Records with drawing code
-------------------------
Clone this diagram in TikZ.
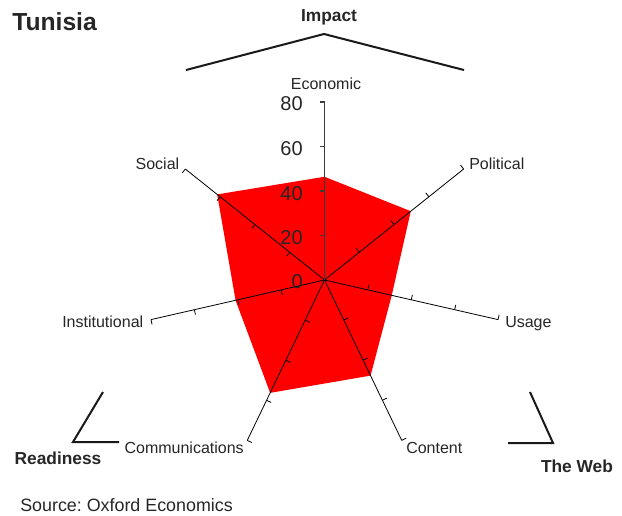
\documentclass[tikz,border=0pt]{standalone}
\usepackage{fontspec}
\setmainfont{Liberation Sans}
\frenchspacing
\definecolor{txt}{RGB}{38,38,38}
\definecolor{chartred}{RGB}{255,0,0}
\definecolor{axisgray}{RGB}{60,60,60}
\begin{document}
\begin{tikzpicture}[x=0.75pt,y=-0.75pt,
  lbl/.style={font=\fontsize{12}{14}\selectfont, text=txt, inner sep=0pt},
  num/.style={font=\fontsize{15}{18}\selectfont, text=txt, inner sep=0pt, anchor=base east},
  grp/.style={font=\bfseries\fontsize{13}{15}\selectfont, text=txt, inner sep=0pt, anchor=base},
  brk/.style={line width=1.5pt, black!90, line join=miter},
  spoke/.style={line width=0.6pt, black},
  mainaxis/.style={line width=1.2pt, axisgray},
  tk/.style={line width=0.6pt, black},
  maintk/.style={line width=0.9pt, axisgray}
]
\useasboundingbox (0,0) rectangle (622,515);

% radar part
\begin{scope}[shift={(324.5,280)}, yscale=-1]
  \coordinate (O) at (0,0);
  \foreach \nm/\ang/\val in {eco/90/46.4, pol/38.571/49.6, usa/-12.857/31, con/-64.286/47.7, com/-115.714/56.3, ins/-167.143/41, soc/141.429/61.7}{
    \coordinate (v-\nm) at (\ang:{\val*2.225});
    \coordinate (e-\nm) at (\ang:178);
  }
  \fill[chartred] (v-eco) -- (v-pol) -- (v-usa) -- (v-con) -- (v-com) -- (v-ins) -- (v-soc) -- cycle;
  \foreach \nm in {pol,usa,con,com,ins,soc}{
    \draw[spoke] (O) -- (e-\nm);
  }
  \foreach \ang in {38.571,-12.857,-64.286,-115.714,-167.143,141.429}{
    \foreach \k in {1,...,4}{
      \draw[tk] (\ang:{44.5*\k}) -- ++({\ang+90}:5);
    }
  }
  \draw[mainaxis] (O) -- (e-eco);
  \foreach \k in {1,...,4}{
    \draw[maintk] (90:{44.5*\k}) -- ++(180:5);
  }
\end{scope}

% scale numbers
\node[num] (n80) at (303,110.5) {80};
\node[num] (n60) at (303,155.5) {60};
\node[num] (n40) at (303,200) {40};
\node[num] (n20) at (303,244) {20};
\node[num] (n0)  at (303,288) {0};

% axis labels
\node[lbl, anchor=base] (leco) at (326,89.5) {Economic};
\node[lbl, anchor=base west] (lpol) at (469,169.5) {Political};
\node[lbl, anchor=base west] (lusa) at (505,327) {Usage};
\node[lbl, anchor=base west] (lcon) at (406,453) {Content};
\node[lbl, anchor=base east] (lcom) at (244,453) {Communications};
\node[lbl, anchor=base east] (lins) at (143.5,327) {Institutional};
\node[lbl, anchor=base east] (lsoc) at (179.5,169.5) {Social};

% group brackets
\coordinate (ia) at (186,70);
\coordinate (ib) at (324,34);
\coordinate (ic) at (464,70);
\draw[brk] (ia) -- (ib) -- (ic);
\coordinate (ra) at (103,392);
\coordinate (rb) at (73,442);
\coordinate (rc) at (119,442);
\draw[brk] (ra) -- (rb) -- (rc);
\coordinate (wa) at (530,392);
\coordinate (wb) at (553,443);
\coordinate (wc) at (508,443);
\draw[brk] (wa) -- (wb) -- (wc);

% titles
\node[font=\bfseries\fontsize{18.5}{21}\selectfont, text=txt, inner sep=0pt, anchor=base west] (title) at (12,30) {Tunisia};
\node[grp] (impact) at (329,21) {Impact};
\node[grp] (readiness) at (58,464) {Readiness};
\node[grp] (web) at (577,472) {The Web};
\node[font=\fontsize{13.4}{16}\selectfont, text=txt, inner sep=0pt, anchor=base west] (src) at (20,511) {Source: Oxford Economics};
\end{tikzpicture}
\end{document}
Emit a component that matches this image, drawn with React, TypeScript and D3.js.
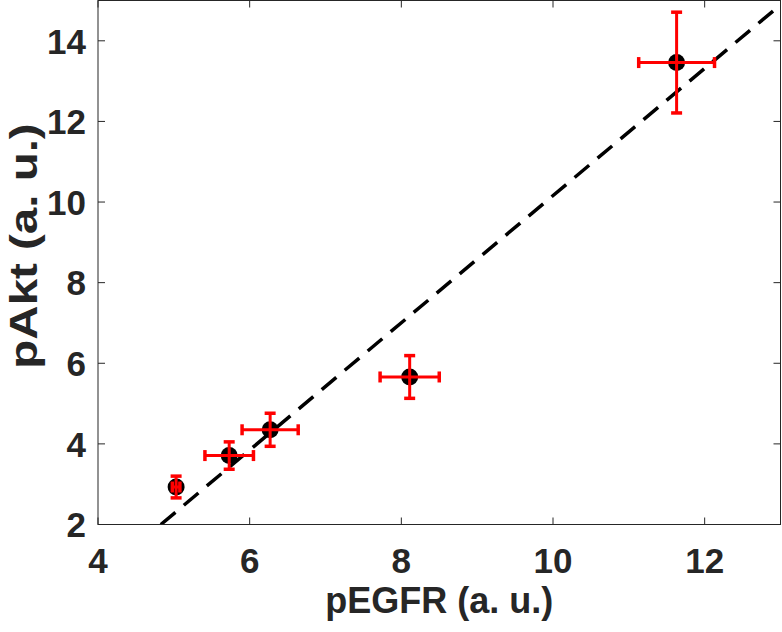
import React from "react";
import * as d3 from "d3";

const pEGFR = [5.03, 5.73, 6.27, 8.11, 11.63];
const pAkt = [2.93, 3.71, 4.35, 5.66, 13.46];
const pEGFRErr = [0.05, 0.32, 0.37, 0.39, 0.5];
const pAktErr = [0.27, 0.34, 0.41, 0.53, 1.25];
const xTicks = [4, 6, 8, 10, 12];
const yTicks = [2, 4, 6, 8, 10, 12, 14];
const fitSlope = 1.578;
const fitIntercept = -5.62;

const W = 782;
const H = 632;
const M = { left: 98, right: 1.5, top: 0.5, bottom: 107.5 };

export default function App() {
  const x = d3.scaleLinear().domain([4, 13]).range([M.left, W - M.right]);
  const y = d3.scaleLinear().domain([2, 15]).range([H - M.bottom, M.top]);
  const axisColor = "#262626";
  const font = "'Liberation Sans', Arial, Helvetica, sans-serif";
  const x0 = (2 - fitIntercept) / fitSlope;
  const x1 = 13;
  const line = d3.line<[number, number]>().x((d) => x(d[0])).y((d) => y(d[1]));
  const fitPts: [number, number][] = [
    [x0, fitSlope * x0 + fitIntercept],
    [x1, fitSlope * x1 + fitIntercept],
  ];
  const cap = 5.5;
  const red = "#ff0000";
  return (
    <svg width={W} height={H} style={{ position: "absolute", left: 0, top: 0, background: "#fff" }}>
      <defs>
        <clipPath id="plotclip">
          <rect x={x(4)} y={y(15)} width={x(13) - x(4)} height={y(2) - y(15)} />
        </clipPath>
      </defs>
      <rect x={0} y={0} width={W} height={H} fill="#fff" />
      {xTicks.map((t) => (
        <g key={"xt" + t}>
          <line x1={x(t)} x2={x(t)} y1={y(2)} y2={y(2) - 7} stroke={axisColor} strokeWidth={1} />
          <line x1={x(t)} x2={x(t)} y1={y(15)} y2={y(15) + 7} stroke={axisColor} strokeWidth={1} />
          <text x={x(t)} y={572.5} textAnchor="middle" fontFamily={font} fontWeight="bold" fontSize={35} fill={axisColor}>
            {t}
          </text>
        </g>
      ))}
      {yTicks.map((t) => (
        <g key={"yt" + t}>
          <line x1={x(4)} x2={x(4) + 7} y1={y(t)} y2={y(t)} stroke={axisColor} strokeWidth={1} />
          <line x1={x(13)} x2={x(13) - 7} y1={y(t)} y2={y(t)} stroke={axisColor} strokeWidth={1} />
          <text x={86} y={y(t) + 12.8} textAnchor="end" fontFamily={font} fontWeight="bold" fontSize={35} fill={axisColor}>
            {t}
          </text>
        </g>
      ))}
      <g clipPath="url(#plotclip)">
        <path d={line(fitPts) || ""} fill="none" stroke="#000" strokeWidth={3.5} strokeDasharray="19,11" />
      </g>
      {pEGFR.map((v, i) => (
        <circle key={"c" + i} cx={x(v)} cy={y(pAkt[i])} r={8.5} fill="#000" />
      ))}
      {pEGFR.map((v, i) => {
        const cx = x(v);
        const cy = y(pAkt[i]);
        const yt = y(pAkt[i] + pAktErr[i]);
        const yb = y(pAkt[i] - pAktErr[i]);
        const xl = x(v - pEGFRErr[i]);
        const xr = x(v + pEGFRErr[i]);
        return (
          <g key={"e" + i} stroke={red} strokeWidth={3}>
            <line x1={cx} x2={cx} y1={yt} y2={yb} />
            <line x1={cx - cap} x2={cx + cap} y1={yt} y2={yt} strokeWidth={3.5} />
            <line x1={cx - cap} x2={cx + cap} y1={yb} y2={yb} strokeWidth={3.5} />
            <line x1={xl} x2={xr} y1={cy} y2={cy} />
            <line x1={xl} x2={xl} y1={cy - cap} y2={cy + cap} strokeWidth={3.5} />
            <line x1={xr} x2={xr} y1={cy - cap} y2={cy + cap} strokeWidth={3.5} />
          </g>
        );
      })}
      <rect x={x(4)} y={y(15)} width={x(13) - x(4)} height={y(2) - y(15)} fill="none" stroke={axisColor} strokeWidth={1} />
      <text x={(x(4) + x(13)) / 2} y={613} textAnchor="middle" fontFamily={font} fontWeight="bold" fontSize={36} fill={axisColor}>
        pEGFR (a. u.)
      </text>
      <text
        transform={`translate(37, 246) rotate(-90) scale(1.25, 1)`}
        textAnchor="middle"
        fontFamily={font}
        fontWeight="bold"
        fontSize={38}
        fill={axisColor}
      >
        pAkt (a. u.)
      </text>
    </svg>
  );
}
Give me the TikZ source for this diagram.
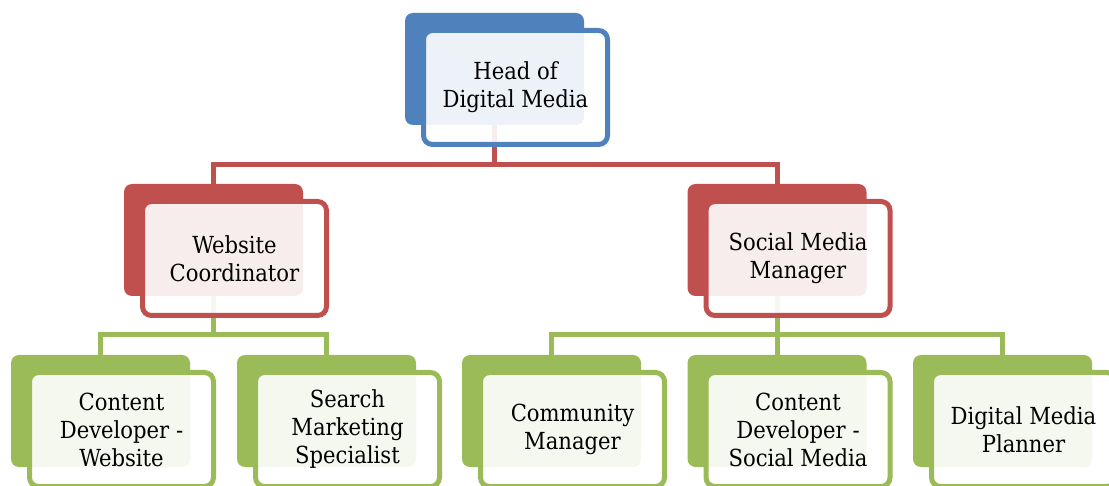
-------------------------
EXERCISE INSTRUCTIONS
Copy out each line in the listing that has the word "diagram".

RESULT
Clone this diagram in TikZ.
Give me the TikZ source for this diagram.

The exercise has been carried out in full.